Van Der Graaf Generator


Eclectic Prog

4.49 | 1849 ratings

From, the ultimate progressive rock music website

The Monodrone
5 stars 4.5 stars for Godbluff by Van der Graaf Generator.

Godbluff: my introduction into the majestic world of Van der Graaf Generator. Though I was deteremined to shoot down this album after a few careful listens, it started to really grow on me; of this I am very fortunate. What is held within the disc encased in quite plain black artwork and plastic is amazingly good, and quite addictive, I might add! 'Undercover Man' starts the album off quite eerily, yet very strongly. "Arrow" is a strong, aggressive number that usually brings the hairs on the back of my neck up when Hammill screams, "impaled upon the arroooooww!" A mind-numbingly good track that makes the album for me. The only track that I have not become very fond of is the closer, "The Sleepwalkers." It's a bit repetitive and simply not as strong as the other tracks, despite its length. "Scorched Earth" is a lyrically-driven song, but boasts some very entrancing instrumentation. A smooth melody gives a hint of darkness to the track, which is bookended by more great instrumentation.

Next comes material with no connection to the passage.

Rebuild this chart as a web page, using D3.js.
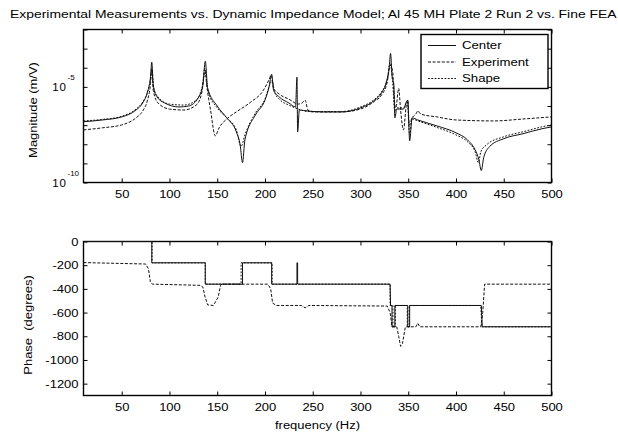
<!DOCTYPE html>
<html>
<head>
<meta charset="utf-8">
<script src="https://cdn.jsdelivr.net/npm/d3@7"></script>
<style>
    body { margin: 0; background: #fff; }
    text { font-family: "Liberation Sans", Arial, Helvetica, sans-serif; fill: #000; }
</style>
</head>
<body>
<svg id="chart" width="618" height="435"></svg>
<script>

//- Data
//  Magnitudes are kept as log10 of m/V, phases in degrees, frequencies in Hz

const centerMagFreq = [10, 30, 50, 65, 72, 77, 80, 81.5, 83, 87, 95, 110, 120, 130, 135, 137.5, 140, 150, 160, 170,
    174, 176.5, 179, 190, 200, 204, 207, 209, 215, 225, 232, 233.5, 234.2, 236, 245, 260, 280, 300, 315, 322,
    327, 330, 331.5, 333, 335, 336, 338, 345, 348, 349.5, 351.5, 354, 360, 380, 400, 412, 420, 424, 426.5, 429,
    435, 450, 470, 490, 500];
const centerMagLog = [-6.82, -6.73, -6.57, -6.21, -5.84, -5.27, -4.55, -3.71, -4.91, -5.53, -5.84, -6.05, -6.00, -5.58, -4.91, -3.66, -5.06, -6.00, -6.62, -7.35,
    -8.03, -8.96, -7.77, -6.47, -5.69, -5.06, -4.34, -5.17, -5.53, -5.84, -6.05, -4.49, -7.35, -6.21, -6.26, -6.31, -6.31, -6.10, -5.69, -5.32,
    -4.75, -4.03, -3.25, -4.39, -4.91, -6.62, -6.16, -6.16, -5.79, -5.69, -7.82, -6.62, -6.73, -7.04, -7.40, -7.77, -8.29, -8.81, -9.38, -8.70,
    -8.13, -7.71, -7.45, -7.19, -7.09];

const expMagFreq = [10, 30, 50, 65, 72, 77, 80, 81.5, 83, 88, 100, 115, 128, 134, 137, 139, 143, 148, 152, 160,
    170, 185, 198, 204, 206.5, 209, 215, 225, 235, 239, 242, 245, 250, 280, 300, 315, 322, 328, 331, 333.5,
    335.5, 337, 340, 342, 345, 348, 349.5, 351, 354, 358, 360, 363, 380, 400, 440, 470, 500];
const expMagLog = [-7.25, -7.14, -6.99, -6.62, -6.26, -5.69, -4.91, -4.03, -5.17, -5.84, -6.16, -6.21, -5.95, -5.27, -4.03, -4.91, -6.21, -7.56, -7.14, -6.68,
    -6.31, -5.80, -5.20, -4.65, -4.39, -5.06, -5.38, -5.64, -5.90, -5.84, -5.69, -6.21, -6.31, -6.31, -6.16, -5.74, -5.43, -4.75, -3.87, -4.13,
    -5.69, -6.10, -5.08, -6.21, -7.25, -5.95, -5.69, -6.99, -6.62, -6.42, -6.26, -6.42, -6.57, -6.73, -6.78, -6.68, -6.57];

const shapeMagFreq = [10, 30, 50, 65, 72, 77, 80, 81.8, 83.5, 88, 100, 115, 128, 134, 137.5, 140, 150, 160, 170, 175,
    179, 190, 200, 205, 207.5, 210, 216, 225, 235, 245, 280, 300, 315, 322, 328, 331, 333.5, 336, 338, 345,
    349, 351.5, 354, 360, 380, 400, 412, 420, 423.5, 426, 432, 450, 470, 490, 500];
const shapeMagLog = [-6.78, -6.70, -6.54, -6.16, -5.79, -5.27, -4.65, -4.13, -5.06, -5.53, -5.90, -5.95, -5.69, -5.06, -4.22, -5.17, -6.10, -6.62, -7.25, -8.11,
    -7.51, -6.36, -5.64, -4.91, -4.65, -5.27, -5.69, -5.95, -6.16, -6.29, -6.29, -6.05, -5.64, -5.27, -4.65, -3.73, -4.65, -6.31, -6.10, -6.10,
    -5.79, -7.51, -6.68, -6.78, -7.12, -7.51, -7.87, -8.39, -8.96, -8.39, -8.03, -7.61, -7.35, -7.09, -6.99];

const centerPhaseFreq = [10, 81.5, 81.5, 137.5, 137.5, 176.5, 176.5, 207, 207, 233.5, 233.5, 234.2, 234.2,
    331, 331.5, 333, 333, 336, 336, 349.5, 349.5, 351.5, 351.5, 426.5, 427.5, 500];
const centerPhase = [0, 0, -180, -180, -360, -360, -180, -180, -360, -360, -180, -180, -360,
    -360, -540, -540, -720, -720, -540, -540, -720, -720, -540, -540, -720, -720];

const expPhaseFreq = [10, 75, 78, 80, 82, 132, 135, 137, 140, 146, 151, 153.5, 155, 203, 206, 208, 212,
    238, 242, 246, 328, 331, 333, 338, 340, 342, 344, 347, 358, 360, 362, 426, 428, 430, 500];
const expPhase = [-178, -190, -230, -340, -360, -370, -385, -460, -535, -540, -470, -370, -360, -360, -400, -520, -540,
    -540, -560, -540, -545, -600, -720, -720, -800, -885, -860, -720, -720, -690, -720, -720, -600, -360, -360];

const shapePhaseFreq = [10, 81.8, 81.8, 137.5, 137.5, 175, 175, 207.5, 207.5, 331, 331, 334, 334,
    336.5, 336.5, 349, 349, 351, 351, 426, 427, 500];
const shapePhase = [0, 0, -180, -180, -360, -360, -180, -180, -360, -360, -540, -540, -720,
    -720, -540, -540, -720, -720, -540, -540, -720, -720];

const freqTicks = [50, 100, 150, 200, 250, 300, 350, 400, 450, 500];
const magTicks = [1e-10, 1e-9, 1e-8, 1e-7, 1e-6, 1e-5, 1e-4, 1e-3, 1e-2];
const phaseTicks = [0, -200, -400, -600, -800, -1000, -1200];

const seriesNames = ["Center", "Experiment", "Shape"];


//- Layout
const PLOTLEFT = 83.5, PLOTRIGHT = 551.5;
const MAGTOP = 29.5, MAGBOTTOM = 182.5;
const PHTOP = 241.5, PHBOTTOM = 395.5;
const STRETCH = 1.18;   // the lettering in the picture is wider than Liberation Sans

const dashes = { "Center": null, "Experiment": "3,1.6", "Shape": "1.8,1.5" };

const svg = d3.select("#chart");

const xScale = d3.scaleLinear().domain([10, 500]).range([PLOTLEFT, PLOTRIGHT]);
const yMag = d3.scaleLog().domain([1e-10, 1e-2]).range([MAGBOTTOM, MAGTOP]);
const yPhase = d3.scaleLinear().domain([-1300, 0]).range([PHBOTTOM, PHTOP]);


function widen(sel){
    // stretch each text horizontally around its own anchor point
    sel.each(function(){
        let t = d3.select(this);
        let x = +t.attr("x") || 0, y = +t.attr("y") || 0;
        t.attr("transform", `translate(${x},${y}) scale(${STRETCH},1) translate(${-x},${-y})`);
    });
}


function drawFrame(yScale, top, bottom, yTicks, yFormat){
    let g = svg.append("g");

    // bottom with labels
    let xb = g.append("g")
        .attr("transform", `translate(0,${bottom})`)
        .call(d3.axisBottom(xScale).tickValues(freqTicks).tickSizeInner(-4).tickSizeOuter(0).tickPadding(8));
    // top, ticks only
    let xt = g.append("g")
        .attr("transform", `translate(0,${top})`)
        .call(d3.axisTop(xScale).tickValues(freqTicks).tickSizeInner(-4).tickSizeOuter(0).tickFormat(""));
    // left
    let yl = g.append("g")
        .attr("transform", `translate(${PLOTLEFT},0)`)
        .call(d3.axisLeft(yScale).tickValues(yTicks).tickSizeInner(-4).tickSizeOuter(0).tickPadding(5).tickFormat(yFormat));
    // right, ticks only
    let yr = g.append("g")
        .attr("transform", `translate(${PLOTRIGHT},0)`)
        .call(d3.axisRight(yScale).tickValues(yTicks).tickSizeInner(-4).tickSizeOuter(0).tickFormat(""));

    [xb, xt, yl, yr].forEach(a => {
        a.select(".domain").remove();
        a.attr("font-family", null).attr("font-size", 11);
        a.selectAll("line").attr("stroke", "#000");
        widen(a.selectAll("text"));
    });

    g.append("rect")
        .attr("x", PLOTLEFT).attr("y", top)
        .attr("width", PLOTRIGHT - PLOTLEFT).attr("height", bottom - top)
        .attr("fill", "none").attr("stroke", "#000").attr("stroke-width", 1.4);
}


function drawSeries(freqs, values, yScale, name, curve){
    let pts = freqs.map((f, i) => [f, values[i]]);
    let line = d3.line()
        .x(d => xScale(d[0]))
        .y(d => yScale(d[1]))
        .curve(curve);
    svg.append("path")
        .datum(pts)
        .attr("d", line)
        .attr("fill", "none")
        .attr("stroke", "#111")
        .attr("stroke-width", 1)
        .attr("stroke-dasharray", dashes[name]);
}


//-- Magnitude plot
drawFrame(yMag, MAGTOP, MAGBOTTOM, magTicks, () => "");

drawSeries(shapeMagFreq, shapeMagLog.map(v => Math.pow(10, v)), yMag, "Shape", d3.curveMonotoneX);
drawSeries(expMagFreq, expMagLog.map(v => Math.pow(10, v)), yMag, "Experiment", d3.curveMonotoneX);
drawSeries(centerMagFreq, centerMagLog.map(v => Math.pow(10, v)), yMag, "Center", d3.curveMonotoneX);

//- power-of-ten labels
[[1e-5, "-5"], [1e-10, "-10"]].forEach(([v, ex]) => {
    let y = yMag(v);
    svg.append("text").attr("x", 67).attr("y", y + 4.5)
        .attr("text-anchor", "end").attr("font-size", 11.5).attr("letter-spacing", 1)
        .text("10");
    svg.append("text").attr("x", 67.5).attr("y", y - 7)
        .attr("font-size", 8)
        .text(ex);
});

svg.append("text")
    .attr("transform", "translate(37,110) rotate(-90) scale(1.18,1)")
    .attr("text-anchor", "middle").attr("font-size", 11)
    .text("Magnitude (m/V)");


//- Legend
let legend = svg.append("g");
legend.append("rect")
    .attr("x", 421).attr("y", 34.5).attr("width", 127).attr("height", 54)
    .attr("fill", "#fff").attr("stroke", "#000").attr("stroke-width", 1.4);

seriesNames.forEach((name, i) => {
    let y = 45.5 + i * 16.5;
    legend.append("line")
        .attr("x1", 428).attr("x2", 456).attr("y1", y).attr("y2", y)
        .attr("stroke", "#111").attr("stroke-width", 1)
        .attr("stroke-dasharray", dashes[name]);
    legend.append("text")
        .attr("x", 462).attr("y", y + 4)
        .attr("font-size", 11.2)
        .text(name)
        .call(widen);
});


//-- Phase plot
drawFrame(yPhase, PHTOP, PHBOTTOM, phaseTicks, d => String(d));

drawSeries(shapePhaseFreq, shapePhase, yPhase, "Shape", d3.curveLinear);
drawSeries(expPhaseFreq, expPhase, yPhase, "Experiment", d3.curveLinear);
drawSeries(centerPhaseFreq, centerPhase, yPhase, "Center", d3.curveLinear);

svg.append("text")
    .attr("transform", "translate(32,325) rotate(-90) scale(1.18,1)")
    .attr("text-anchor", "middle").attr("font-size", 11)
    .attr("xml:space", "preserve").style("white-space", "pre")
    .text("Phase  (degrees)");

svg.append("text")
    .attr("x", 317.5).attr("y", 429)
    .attr("text-anchor", "middle").attr("font-size", 11)
    .text("frequency (Hz)")
    .call(widen);


//-- Title, stretched to the width it takes in the picture
let title = svg.append("text")
    .attr("x", 10).attr("y", 18.5)
    .attr("font-size", 11.6)
    .text("Experimental Measurements vs. Dynamic Impedance Model; Al 45 MH Plate 2 Run 2 vs. Fine FEA");

let titleLen = title.node().getComputedTextLength();
title.attr("transform", `translate(10,0) scale(${607 / titleLen},1) translate(-10,0)`);

</script>
</body>
</html>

Hammill's lyrics are flawless and extremely creative and diverse. They create a very clear yet angst-full mental picture. The music matches the lyrics in ways I've never seen/heard before. Hammill is clearly a master with words, weaving them carefully to fit his vision.

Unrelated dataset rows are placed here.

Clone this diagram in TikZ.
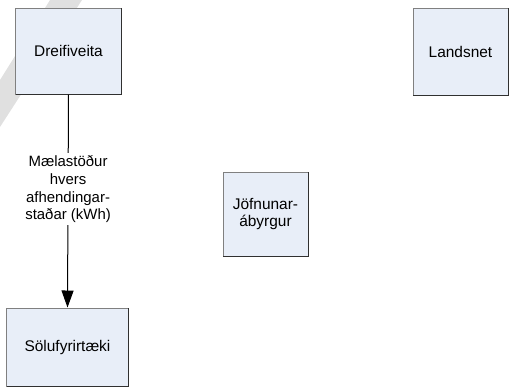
\documentclass[tikz,border=0pt]{standalone}
\usepackage{fontspec}
\setmainfont{Liberation Sans}
\usetikzlibrary{arrows.meta}
\definecolor{boxfill}{HTML}{E8EEF8}
\definecolor{boxline}{HTML}{808080}
\definecolor{boxshade}{HTML}{303030}
\definecolor{wmgray}{HTML}{E0E0E0}
\tikzset{
  entity/.style={draw=boxline, fill=boxfill, line width=1bp, inner sep=2bp,
    align=center, font=\fontsize{15.5}{18}\selectfont},
  boxedge/.style={draw=boxshade, line width=1.6bp},
  flow/.style={draw=black, line width=1bp, -{Triangle[length=17bp,width=12bp]}},
  flowlabel/.style={fill=white, align=center, inner sep=2bp, font=\fontsize{15}{18}\selectfont}
}
\begin{document}
\begin{tikzpicture}[x=1bp,y=-1bp]
\useasboundingbox (0,0) rectangle (512,390);
% faint watermark band
\fill[wmgray] (50,0) -- (82,0) -- (0,127) -- (0,80) -- cycle;
\node[entity, minimum width=105bp, minimum height=86bp] (dre) at (68.5,51) {Dreifiveita};
\node[entity, minimum width=95bp, minimum height=87bp] (lan) at (460.5,51.5) {Landsnet};
\node[entity, minimum width=85bp, minimum height=84bp] (jof) at (265.5,214) {Jöfnunar-\\ábyrgur};
\node[entity, minimum width=121bp, minimum height=78bp] (sol) at (67.5,347) {Sölufyrirtæki};
\foreach \n in {dre,lan,jof,sol}
  \draw[boxedge] ([xshift=0.5bp]\n.south west) -- (\n.south east) -- ([yshift=-0.5bp]\n.north east);
\draw[flow] (dre.south) -- node[flowlabel, pos=0.444] (lab) {Mælastöður\\hvers\\afhendingar-\\staðar (kWh)} (sol.north);
\end{tikzpicture}
\end{document}
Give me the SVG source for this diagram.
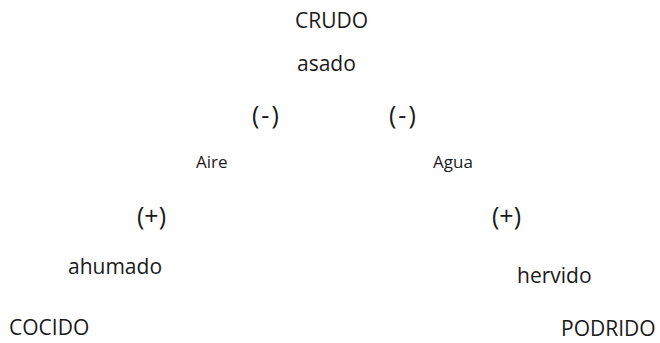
<svg xmlns="http://www.w3.org/2000/svg" width="660" height="343" viewBox="0 0 660 343">
<style>
text{font-family:"Open Sans","Noto Sans",sans-serif;fill:#1a1a1a;font-size:21px}
.s{font-size:17px}
.p{font-size:25px}
.m{font-size:25px;letter-spacing:2px}
</style>
<rect width="660" height="343" fill="#fff"/>
<g id="crudo"><text x="295" y="28">CRUDO</text></g>
<g id="asado"><text x="297" y="71">asado</text></g>
<g id="menos1"><text class="m" x="252" y="124">(-)</text></g>
<g id="menos2"><text class="m" x="389" y="124">(-)</text></g>
<g id="aire"><text class="s" x="196" y="168">Aire</text></g>
<g id="agua"><text class="s" x="433" y="168">Agua</text></g>
<g id="mas1"><text class="p" x="137" y="225">(+)</text></g>
<g id="mas2"><text class="p" x="492" y="225">(+)</text></g>
<g id="ahumado"><text x="68" y="274">ahumado</text></g>
<g id="hervido"><text x="517" y="283">hervido</text></g>
<g id="cocido"><text x="9" y="335">COCIDO</text></g>
<g id="podrido"><text x="561" y="336">PODRIDO</text></g>
<g id="connectors"></g>
</svg>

Though guitar is almost non-present throughout the whole album, it is not needed. Hammill's distinct vocal theatrics are clearly an instrument, and a very strong one. The album is darker than I expected it to be, but there are moments of uplifting jazzy instrumental sections that act as the glue to Hammill's narration. The quartet of Peter Hammill (vocals, guitar), Guy Evans (percussion), Hugh Banton (organs), and David Jackson (sax & flute) are one of the tightest bands from the 70's that I've ever heard. They all seem to think on the same level musically, and the output strength is high in quality. Banton and Evans create a very smooth rhythm section while Jackson and Hammill give full life to each track. The best thing that I've discovered about the album in recent listens is the lack of pomposity, which seems to ruin many albums for me. The tracks are 97% flawlessly executed and very well written. A recommendation for anyone at all who doesn't have this album yet. Give it at least 3 listens before you judge it though. The 2005 remaster, by the way, is the way to go: crystal clear sound and yet it preserves that classic retro sound we all love.